2/ schema produced/read by polars:

now = dt.datetime.now()

s1 = pl.Series("idx", [0, 1], dtype=pl.Int64) s1 = pl.Series("name", ["Masterfog", "Armspice"], dtype=pl.Utf8) s2 = pl.Series("age", [22, 23], dtype=pl.Int64) s3 = pl.Series("sex", [True, False], dtype=pl.Boolean) s4 = pl.Series("weight", [51.2, 65.3], dtype=pl.Float64) s5 = pl.Series("time", [now, now], dtype=pl.Datetime) s6 = pl.Series("array", [[10, 20], [11, 22]], dtype=pl.List(pl.Int64)) df = pl.DataFrame([s1, s2, s3, s4, s5, s6]) path = Path("sample3.pqt") df.write_parquet(path)
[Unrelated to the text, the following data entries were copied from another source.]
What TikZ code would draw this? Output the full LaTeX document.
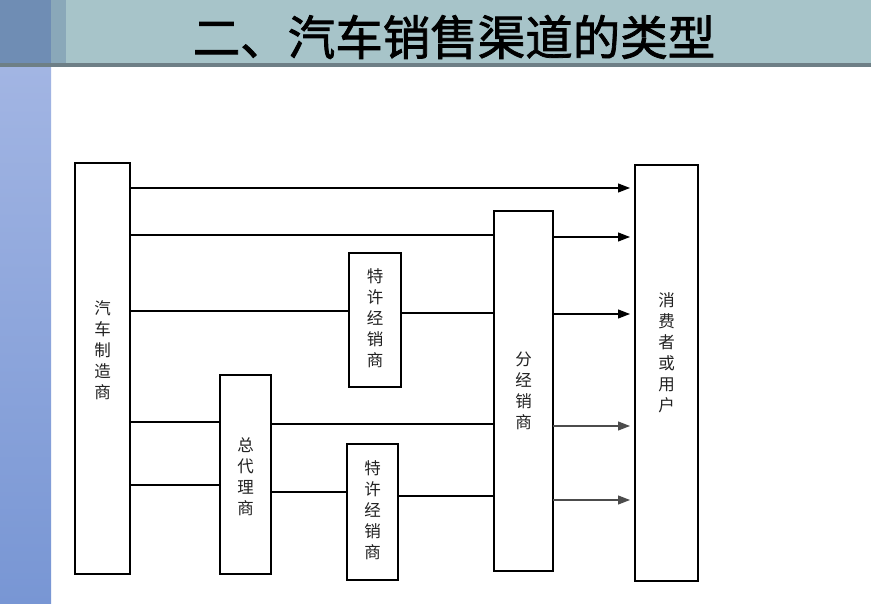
\documentclass[tikz,border=0pt]{standalone}
\usepackage{fontspec}
\newfontfamily\cjk{Noto Sans CJK SC}
\newfontfamily\cjktitle[FakeBold=1.6]{Noto Sans CJK SC}
\usetikzlibrary{arrows.meta}
\definecolor{hdr}{HTML}{A7C4C9}
\definecolor{hdrdark}{HTML}{6F8DB4}
\definecolor{hdrmid}{HTML}{8AA8B9}
\definecolor{hdrline}{HTML}{6E7F86}
\definecolor{stripTop}{HTML}{A2B5E3}
\definecolor{stripBot}{HTML}{7896D4}
\definecolor{txt}{HTML}{222222}
\tikzset{
  box/.style={draw=black, fill=white, line width=2.6pt, outer sep=0pt, inner sep=0pt},
  lbl/.style={font=\cjk\fontsize{16.5}{21}\selectfont, text=txt, align=center, inner sep=0pt},
  thinln/.style={line width=1.2pt, draw=black},
  thickln/.style={line width=2.3pt, draw=black},
  arr/.style={line width=1.2pt, -{Triangle[length=12pt,width=9pt]}, shorten >=5pt},
}
\begin{document}
\begin{tikzpicture}[x=1pt,y=-1pt]
\useasboundingbox (0,0) rectangle (871,604);
% background
\fill[white] (0,0) rectangle (871,604);
\shade[top color=stripTop, bottom color=stripBot] (0,67) rectangle (51,604);
\fill[hdr] (0,0) rectangle (871,63);
\fill[hdrmid] (51,0) rectangle (66,63);
\fill[hdrdark] (0,0) rectangle (51,63);
\fill[hdrline] (0,63) rectangle (871,67);
\node[font=\cjktitle\fontsize{47.5}{50}\selectfont, text=black, inner sep=0pt] (title) at (454,37) {二、汽车销售渠道的类型};
% boxes
\node[box, minimum width=55pt, minimum height=411pt] (mfr) at (102.5,368.5) {};
\node[box, minimum width=51pt, minimum height=199pt] (agent) at (245.5,474.5) {};
\node[box, minimum width=52pt, minimum height=134pt] (fr1) at (375,320) {};
\node[box, minimum width=51pt, minimum height=136pt] (fr2) at (372.5,512) {};
\node[box, minimum width=59pt, minimum height=360pt] (dist) at (523.5,391) {};
\node[box, minimum width=63pt, minimum height=416pt] (cons) at (666.5,373) {};
% labels
\node[lbl] (mfrlbl) at ([yshift=18pt]mfr.center) {汽\\车\\制\\造\\商};
\node[lbl] (agentlbl) at ([yshift=-2pt]agent.center) {总\\代\\理\\商};
\node[lbl] (fr1lbl) at ([yshift=2pt]fr1.center) {特\\许\\经\\销\\商};
\node[lbl] (fr2lbl) at ([yshift=2pt]fr2.center) {特\\许\\经\\销\\商};
\node[lbl] (distlbl) at (dist.center) {分\\经\\销\\商};
\node[lbl] (conslbl) at ([yshift=20pt]cons.center) {消\\费\\者\\或\\用\\户};
% connectors
\draw[arr] (mfr.east |- 0,188) -- (cons.west |- 0,188);
\draw[thickln] (mfr.east |- 0,235) -- (dist.west |- 0,235);
\draw[arr] (dist.east |- 0,237) -- (cons.west |- 0,237);
\draw[thickln] (mfr.east |- 0,311) -- (fr1.west |- 0,311);
\draw[thickln] (fr1.east |- 0,313) -- (dist.west |- 0,313);
\draw[arr] (dist.east |- 0,314) -- (cons.west |- 0,314);
\draw[thickln] (mfr.east |- 0,422) -- (agent.west |- 0,422);
\draw[thickln] (agent.east |- 0,424) -- (dist.west |- 0,424);
\draw[arr, draw=black!70, fill=black] (dist.east |- 0,426) -- (cons.west |- 0,426);
\draw[thickln] (mfr.east |- 0,485) -- (agent.west |- 0,485);
\draw[thickln] (agent.east |- 0,492) -- (fr2.west |- 0,492);
\draw[thickln] (fr2.east |- 0,496) -- (dist.west |- 0,496);
\draw[arr, draw=black!70, fill=black] (dist.east |- 0,500) -- (cons.west |- 0,500);
\end{tikzpicture}
\end{document}
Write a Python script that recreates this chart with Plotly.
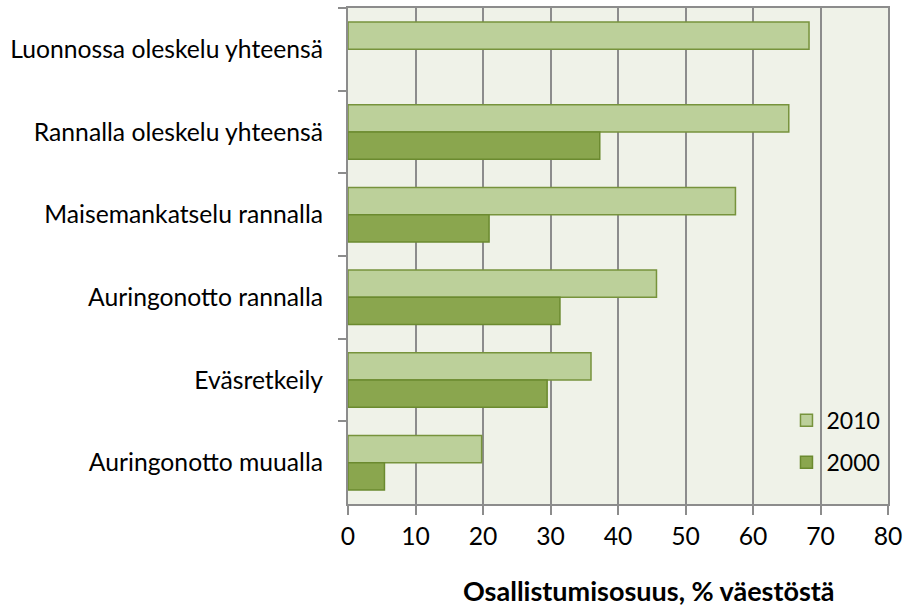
import plotly.graph_objects as go

categories = [
    "Luonnossa oleskelu yhteensä",
    "Rannalla oleskelu yhteensä",
    "Maisemankatselu rannalla",
    "Auringonotto rannalla",
    "Eväsretkeily",
    "Auringonotto muualla",
]
values_2010 = [68.3, 65.3, 57.4, 45.7, 36.0, 19.8]
values_2000 = [None, 37.3, 20.9, 31.4, 29.5, 5.4]
x_ticks = [0, 10, 20, 30, 40, 50, 60, 70, 80]
x_title = "Osallistumisosuus, % väestöstä"

FONT = "Lato"
GRID = "#8c8c8c"
FS = 24.7

fig = go.Figure()
fig.add_trace(go.Bar(
    y=categories, x=values_2010, name="2010", orientation="h",
    marker=dict(color="#bcd09a", line=dict(color="#77933c", width=1.5)),
    legendgroup="a",
))
fig.add_trace(go.Bar(
    y=categories, x=values_2000, name="2000", orientation="h",
    marker=dict(color="#8aa64e", line=dict(color="#6b8a2f", width=1.5)),
    legendgroup="b",
))

fig.update_layout(
    width=908, height=609,
    margin=dict(l=348, r=17, t=6, b=105),
    paper_bgcolor="white",
    plot_bgcolor="#eff2e8",
    barmode="group",
    bargap=0.34,
    bargroupgap=0,
    font=dict(family=FONT, size=FS, color="black"),
    showlegend=True,
    legend=dict(
        x=0.812, y=0.212, xanchor="left", yanchor="top",
        bgcolor="rgba(0,0,0,0)",
        traceorder="grouped",
        tracegroupgap=9,
        font=dict(family=FONT, size=23),
        itemwidth=30,
    ),
    annotations=[dict(
        text="<b>" + x_title + "</b>",
        xref="paper", yref="paper",
        x=0.558, y=-0.175, xanchor="center", yanchor="middle",
        showarrow=False,
        font=dict(family=FONT, size=27, color="black"),
    )],
)
fig.update_xaxes(
    range=[0, 80], tickvals=x_ticks, ticktext=[str(v) for v in x_ticks],
    showgrid=True, gridcolor=GRID, gridwidth=2,
    showline=True, linecolor=GRID, linewidth=2, mirror=True,
    ticks="outside", ticklen=9, tickwidth=2, tickcolor=GRID,
    zeroline=False,
)
fig.update_yaxes(
    autorange="reversed",
    showgrid=False,
    showline=True, linecolor=GRID, linewidth=2, mirror=True,
    ticks="outside", ticklen=8, tickwidth=2, tickcolor=GRID,
    tickson="boundaries",
    ticklabelstandoff=18,
)

fig.write_html(
    "out.html",
    config={"displayModeBar": False},
    post_script="document.body.style.margin='0';document.body.style.overflow='hidden';",
)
h = pq.ParquetFile(path) print(h.schema)


+ result:

<pyarrow._parquet.ParquetSchema object at 0x7fd8fb70d540> required group field_id=-1 schema { optional binary field_id=-1 name (String); optional int64 field_id=-1 age; optional boolean field_id=-1 sex; optional double field_id=-1 weight; optional int64 field_id=-1 time (Timestamp(isAdjustedToUTC=false, timeUnit=microseconds, is_from_converted_type=false, force_set_converted_type=false)); optional group field_id=-1 array (List) { repeated group field_id=-1 list { optional int64 field_id=-1 item; } } }


The inspection of the schemas produced by each lib show the difference in parquet format. There is a `group` notion in the polars generated parquet that does not exist in parquet-go.:

// parquet-go repeated int64 array (INT(64,true));

vs.

// polars optional group field_id=-1 array (List) { repeated group field_id=-1 list { optional int64 field_id=-1 item; }



So if I could create the polars format with parquet-go (possibly using intermediate structs ?) then it should achieve compatibility.   
Does it make sense ?  

 I made an attempt to mirror the parquet structure of polars. But it does not seem to work immediately. See [trial.go](https://github.com/oscar6echo/parquet-go-explo/blob/main/io/trial.go).

Is that possible ?  
I recognize polars struct nested structure seem a bit convoluted but probably makes sense in their context.  
Else I should probably try a lower level lib. In this case, any recommendation ?

I would be grateful for any hint as I think the ability to interact with a polars dataframe from outside its ecosystem is quite interesting - particularly from "Goland" as Go is quite complementary with Python.